Back on the tribs we'd have to put up with the crowds.  I was fortunate enough to have a lot of job flexability and could fish during the weekdays a bit.  I also grew up near Irondequoit Creek and knew a lot of areas where I could avoid other fishermen.  

With the internet, numerous books and magazines, television programs and more, a lot of secrets are out.   The learning curve is the shortest and fastest it's ever been.

Back in the 1980s driftboats weren't a factor on the Salmon River.  I never remember seeing one until the 1990s if my memory serves me correctly.   Now it seems as though everybody has a driftboat.  Hiking a long ways down or up from the popular runs/holes no longer guarantees solitude and some good fishing.  A fair number of the driftboat guides are rude and feel they have more of a right to the fish than shore anglers.   I had an encounter with a driftboat guide and vowed never to return to Salmon River.  The air temps were around 20 degrees and I was the only person parked at the Lower Trestle on a winter weekday.  I was trying to fly-fish and there might have been 6 guys on the entire river.  You'd think a driftboat guide might bypass me and let me enjoy my fishing.  But nope, he had to run his "program" of hotshots right through my little pool.  He made a ton of noise and pretty much cut me off as he went through.  They probably thought it was funny.  We had words and it left a bad taste in my mouth.  I had an encounter with a Lake Ontario Charter Captain like that one time off of the Charlotte Pier, but that's another story.

There weren't any centerpins around.  You didn't need binoculars to figure out whose bobber (yes, they are bobbers though you can call them "floats," but that's just semantics) was rudely drifting in front of you.

You can also pony up some good money and fish Douglaston.  But only after the guides and season ticket holders get to the good water first.  That's insult to injury in my book. And of course there's plenty of other "private" water that holds fish stocked by the State (and our money) that we don't get access to. 

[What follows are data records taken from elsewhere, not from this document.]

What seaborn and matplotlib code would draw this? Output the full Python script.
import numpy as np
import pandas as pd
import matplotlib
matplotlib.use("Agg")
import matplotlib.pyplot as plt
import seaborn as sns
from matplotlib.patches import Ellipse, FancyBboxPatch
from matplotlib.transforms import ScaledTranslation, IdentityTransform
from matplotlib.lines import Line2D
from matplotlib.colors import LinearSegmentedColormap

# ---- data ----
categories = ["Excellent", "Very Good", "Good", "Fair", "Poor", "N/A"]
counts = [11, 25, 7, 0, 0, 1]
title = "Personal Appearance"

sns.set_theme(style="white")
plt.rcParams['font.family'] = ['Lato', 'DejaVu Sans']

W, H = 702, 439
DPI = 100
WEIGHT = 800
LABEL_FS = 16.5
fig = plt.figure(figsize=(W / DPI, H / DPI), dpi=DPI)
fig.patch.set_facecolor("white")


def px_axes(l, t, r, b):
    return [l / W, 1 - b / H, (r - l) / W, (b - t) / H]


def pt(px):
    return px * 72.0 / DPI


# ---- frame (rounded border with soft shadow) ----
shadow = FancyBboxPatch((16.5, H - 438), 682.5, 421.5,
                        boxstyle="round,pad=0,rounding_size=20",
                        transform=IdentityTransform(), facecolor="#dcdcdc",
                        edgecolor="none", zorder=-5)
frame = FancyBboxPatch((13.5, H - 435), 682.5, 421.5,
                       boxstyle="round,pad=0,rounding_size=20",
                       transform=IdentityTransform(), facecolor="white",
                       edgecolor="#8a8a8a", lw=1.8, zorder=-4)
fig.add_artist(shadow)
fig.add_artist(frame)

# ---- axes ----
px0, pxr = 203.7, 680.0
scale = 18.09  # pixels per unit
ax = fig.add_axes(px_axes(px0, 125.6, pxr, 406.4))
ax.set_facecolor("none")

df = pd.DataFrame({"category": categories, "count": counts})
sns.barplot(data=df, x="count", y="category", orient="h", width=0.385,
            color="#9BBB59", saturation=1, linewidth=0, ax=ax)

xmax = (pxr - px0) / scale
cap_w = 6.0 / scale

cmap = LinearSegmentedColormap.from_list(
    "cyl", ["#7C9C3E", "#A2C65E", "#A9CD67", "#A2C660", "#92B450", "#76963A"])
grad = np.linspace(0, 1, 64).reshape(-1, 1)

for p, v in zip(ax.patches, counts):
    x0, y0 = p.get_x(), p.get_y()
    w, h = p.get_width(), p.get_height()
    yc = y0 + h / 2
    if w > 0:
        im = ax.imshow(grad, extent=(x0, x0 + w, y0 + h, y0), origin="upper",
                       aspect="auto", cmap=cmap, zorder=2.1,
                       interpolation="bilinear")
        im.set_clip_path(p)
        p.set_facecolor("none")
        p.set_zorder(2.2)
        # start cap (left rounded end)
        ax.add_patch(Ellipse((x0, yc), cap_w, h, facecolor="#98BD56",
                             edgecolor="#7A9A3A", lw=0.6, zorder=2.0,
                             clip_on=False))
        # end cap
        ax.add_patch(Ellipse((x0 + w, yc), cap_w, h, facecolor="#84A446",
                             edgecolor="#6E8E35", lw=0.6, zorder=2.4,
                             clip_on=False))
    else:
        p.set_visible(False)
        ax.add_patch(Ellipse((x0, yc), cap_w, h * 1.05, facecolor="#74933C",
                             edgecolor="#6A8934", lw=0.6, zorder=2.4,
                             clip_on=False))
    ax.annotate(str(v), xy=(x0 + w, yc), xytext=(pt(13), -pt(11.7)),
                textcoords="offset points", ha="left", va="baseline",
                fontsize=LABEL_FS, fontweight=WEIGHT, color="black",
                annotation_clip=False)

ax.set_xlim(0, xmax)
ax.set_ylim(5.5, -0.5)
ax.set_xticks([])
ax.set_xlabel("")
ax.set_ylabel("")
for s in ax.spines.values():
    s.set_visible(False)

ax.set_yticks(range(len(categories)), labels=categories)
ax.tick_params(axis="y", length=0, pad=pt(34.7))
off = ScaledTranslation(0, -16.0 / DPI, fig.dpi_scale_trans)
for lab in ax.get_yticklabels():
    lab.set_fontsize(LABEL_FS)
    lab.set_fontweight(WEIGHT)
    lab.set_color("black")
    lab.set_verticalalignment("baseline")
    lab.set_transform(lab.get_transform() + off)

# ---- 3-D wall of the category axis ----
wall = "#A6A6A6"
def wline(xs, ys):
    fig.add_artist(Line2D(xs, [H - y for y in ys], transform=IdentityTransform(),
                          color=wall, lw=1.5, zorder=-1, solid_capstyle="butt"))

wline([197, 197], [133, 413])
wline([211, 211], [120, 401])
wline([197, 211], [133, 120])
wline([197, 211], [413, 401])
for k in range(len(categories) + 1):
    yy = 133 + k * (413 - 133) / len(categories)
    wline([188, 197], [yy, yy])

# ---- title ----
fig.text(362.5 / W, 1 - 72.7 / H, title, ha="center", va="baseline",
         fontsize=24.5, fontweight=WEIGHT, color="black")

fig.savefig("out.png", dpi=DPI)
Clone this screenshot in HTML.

So I went with the lake fishing and have never looked back.  We fish for fish in feeding patterns, not spawning patterns.  Yes, some days casting and fly-casting are slow fishing and we don't find them or find active fish, but that happens on the tribs too.  What you will find on the lakes from November through early May is peace of mind, beautiful surroundings, crystal clear water and opportunities to hook nice silvery hard hitting, jumping Landlocked salmon and maybe a big hard fighting brown in Cayuga and Seneca Lakes.  You may get some gorgeous rainbows in Skaneateles Lake -  they are running big these days and are always picture perfect!  No driftboats.  No snagging.  No sitting at home doing raindances.  No driving around for hours trying to find a creek or river that's fishing well.   And on many days you'll have the entire lake to yourself.  That to me is what fishing is all about!